Number of invertible elements in $\mathbb{F}_q[X]/\langle X^p-1\rangle$ with $p=\operatorname{char} \mathbb{F}_q$

Question

I need to find the number of invertible elements in $\mathbb{F}_q[X]/\langle X^p-1\rangle$ with $p=\operatorname{char} \mathbb{F}_q$, which is equal to the number of invertible $p\times p$ circulant matrices over $\mathbb{F}_q$.

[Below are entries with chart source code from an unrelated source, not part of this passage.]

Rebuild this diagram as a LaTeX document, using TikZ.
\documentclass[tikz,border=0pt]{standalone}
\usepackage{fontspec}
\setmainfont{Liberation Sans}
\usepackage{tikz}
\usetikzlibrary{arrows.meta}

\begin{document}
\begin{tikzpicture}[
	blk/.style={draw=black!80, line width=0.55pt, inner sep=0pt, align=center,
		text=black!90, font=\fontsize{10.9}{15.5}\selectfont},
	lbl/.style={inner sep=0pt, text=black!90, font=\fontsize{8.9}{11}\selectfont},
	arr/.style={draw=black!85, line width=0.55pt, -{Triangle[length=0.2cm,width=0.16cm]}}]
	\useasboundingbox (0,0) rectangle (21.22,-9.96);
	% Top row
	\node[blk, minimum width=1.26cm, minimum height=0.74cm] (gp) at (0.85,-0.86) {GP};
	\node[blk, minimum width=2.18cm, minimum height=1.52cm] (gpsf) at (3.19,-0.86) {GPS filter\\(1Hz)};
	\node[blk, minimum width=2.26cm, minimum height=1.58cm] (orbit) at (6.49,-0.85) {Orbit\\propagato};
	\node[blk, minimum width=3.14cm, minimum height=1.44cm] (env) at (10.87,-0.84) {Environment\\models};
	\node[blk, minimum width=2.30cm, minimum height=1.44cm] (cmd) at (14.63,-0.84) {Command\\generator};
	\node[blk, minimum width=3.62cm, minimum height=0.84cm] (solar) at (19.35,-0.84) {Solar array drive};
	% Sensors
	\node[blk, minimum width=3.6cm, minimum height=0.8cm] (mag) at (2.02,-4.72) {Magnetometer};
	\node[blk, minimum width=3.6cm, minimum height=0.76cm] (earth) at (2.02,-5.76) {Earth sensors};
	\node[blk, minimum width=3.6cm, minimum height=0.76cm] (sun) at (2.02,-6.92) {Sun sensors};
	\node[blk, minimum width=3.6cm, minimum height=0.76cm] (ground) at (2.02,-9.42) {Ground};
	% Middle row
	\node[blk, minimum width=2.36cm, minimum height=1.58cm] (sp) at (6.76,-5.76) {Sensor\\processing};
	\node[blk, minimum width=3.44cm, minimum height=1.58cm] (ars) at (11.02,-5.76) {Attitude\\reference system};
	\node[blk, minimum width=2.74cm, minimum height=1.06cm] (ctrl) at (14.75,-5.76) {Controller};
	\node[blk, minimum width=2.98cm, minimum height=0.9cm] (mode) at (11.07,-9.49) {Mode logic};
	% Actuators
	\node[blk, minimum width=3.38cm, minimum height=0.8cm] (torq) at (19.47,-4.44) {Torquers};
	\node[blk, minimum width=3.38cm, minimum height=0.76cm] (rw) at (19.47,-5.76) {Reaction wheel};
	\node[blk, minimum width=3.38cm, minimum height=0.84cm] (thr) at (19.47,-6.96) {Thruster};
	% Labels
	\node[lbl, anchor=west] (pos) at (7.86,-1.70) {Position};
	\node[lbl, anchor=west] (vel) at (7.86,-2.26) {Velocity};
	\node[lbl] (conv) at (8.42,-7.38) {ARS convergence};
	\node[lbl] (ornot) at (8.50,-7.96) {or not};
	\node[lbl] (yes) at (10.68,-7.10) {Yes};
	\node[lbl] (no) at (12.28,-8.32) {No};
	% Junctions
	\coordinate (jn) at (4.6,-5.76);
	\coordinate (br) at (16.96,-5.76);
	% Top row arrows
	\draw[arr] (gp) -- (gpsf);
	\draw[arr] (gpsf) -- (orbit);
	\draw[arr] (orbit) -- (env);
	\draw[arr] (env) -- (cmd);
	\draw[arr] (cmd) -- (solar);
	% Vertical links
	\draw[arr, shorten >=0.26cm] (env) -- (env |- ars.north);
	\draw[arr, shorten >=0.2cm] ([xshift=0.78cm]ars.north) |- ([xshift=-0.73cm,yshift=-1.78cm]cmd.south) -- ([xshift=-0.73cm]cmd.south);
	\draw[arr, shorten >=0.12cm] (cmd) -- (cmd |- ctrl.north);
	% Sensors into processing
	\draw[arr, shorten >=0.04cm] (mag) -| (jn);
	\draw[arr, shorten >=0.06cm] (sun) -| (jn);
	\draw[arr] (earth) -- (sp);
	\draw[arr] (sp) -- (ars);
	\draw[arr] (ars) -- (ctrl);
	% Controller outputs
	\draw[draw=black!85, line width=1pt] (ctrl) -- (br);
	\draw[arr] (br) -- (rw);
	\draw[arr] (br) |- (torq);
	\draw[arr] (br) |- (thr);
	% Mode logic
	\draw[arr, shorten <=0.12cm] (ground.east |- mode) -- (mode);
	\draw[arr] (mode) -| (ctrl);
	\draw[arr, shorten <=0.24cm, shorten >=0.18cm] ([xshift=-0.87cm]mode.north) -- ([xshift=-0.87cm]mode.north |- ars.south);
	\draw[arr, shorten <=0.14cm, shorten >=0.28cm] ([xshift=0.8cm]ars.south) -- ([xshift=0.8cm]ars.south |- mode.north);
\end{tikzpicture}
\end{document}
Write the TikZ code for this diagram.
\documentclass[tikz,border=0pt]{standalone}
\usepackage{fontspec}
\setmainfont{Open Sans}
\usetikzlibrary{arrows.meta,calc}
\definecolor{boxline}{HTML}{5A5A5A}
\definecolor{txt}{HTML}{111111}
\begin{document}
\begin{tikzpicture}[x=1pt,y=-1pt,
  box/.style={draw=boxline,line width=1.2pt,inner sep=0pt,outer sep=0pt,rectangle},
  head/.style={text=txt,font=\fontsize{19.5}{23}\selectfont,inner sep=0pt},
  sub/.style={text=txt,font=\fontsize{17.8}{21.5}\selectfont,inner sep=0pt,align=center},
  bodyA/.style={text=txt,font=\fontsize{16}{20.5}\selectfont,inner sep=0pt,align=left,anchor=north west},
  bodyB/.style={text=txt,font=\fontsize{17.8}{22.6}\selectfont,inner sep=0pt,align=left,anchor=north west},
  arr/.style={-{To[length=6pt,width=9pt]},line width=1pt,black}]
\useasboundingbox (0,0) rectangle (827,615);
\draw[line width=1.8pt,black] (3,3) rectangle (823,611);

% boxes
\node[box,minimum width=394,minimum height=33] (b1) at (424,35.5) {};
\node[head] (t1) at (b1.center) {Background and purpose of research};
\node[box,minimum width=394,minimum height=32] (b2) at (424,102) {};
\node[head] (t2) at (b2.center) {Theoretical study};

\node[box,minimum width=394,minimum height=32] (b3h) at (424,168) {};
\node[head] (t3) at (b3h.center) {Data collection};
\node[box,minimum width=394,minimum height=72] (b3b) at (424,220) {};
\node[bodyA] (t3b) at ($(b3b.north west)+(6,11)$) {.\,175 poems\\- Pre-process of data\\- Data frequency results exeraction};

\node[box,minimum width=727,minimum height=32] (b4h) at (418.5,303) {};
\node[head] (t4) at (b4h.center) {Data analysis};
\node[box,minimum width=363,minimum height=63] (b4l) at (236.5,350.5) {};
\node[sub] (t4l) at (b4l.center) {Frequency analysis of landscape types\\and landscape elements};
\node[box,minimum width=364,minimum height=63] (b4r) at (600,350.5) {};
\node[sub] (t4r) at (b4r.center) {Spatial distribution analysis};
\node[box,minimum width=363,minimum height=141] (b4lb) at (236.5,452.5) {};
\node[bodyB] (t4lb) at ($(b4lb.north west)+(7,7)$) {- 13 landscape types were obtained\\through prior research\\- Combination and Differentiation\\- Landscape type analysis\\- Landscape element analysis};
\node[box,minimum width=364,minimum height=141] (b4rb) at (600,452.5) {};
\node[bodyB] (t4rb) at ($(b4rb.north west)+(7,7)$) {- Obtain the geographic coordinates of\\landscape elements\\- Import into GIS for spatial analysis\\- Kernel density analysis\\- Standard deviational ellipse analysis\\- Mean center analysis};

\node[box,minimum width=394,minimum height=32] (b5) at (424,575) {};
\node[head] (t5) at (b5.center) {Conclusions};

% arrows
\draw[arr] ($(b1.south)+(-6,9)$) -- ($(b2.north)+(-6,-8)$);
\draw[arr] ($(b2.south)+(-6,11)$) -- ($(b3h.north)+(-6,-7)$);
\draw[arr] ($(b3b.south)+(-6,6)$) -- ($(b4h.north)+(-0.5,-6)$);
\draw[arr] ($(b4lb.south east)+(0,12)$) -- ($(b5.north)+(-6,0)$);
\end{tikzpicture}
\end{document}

If $n$ and $q$ are coprime then the number of $n\times n$ invertible circulant matrices over $\mathbb{F}_q$ is calculated, see here. But what if $n$ and $q$ are not coprime (in particular, $n=p=\operatorname{char}\mathbb{F}_q$)? In this case no extension field of $\mathbb{F}_p$ contains a primitive $n$-th root of unity.

Answer 1

As $X^p-1=(X-1)^p$ in characteristic $p$, then $\mathbb{F}_q[X]/\langle X^p-1\rangle\cong\mathbb{F}_q[X]/\langle Y^p\rangle$ (set $Y=X-1$). As $Y$ is nilpotent, the invertible elements are $a_0+a_1Y+\cdots +a_{p-1}Y^{p-1}$ with $a_0\ne0$. There are $(q-1)q^{p-1}$ of them.

Answer 2

Hint: We have $X^p-1 = (X-1)^p$ in any field of characteristic $p>0$. The invertible elements of $F_q[X]/\langle X^p-1\rangle$ are the polynomials (residue classes) $g(X)$ which are relatively prime to $X-1$.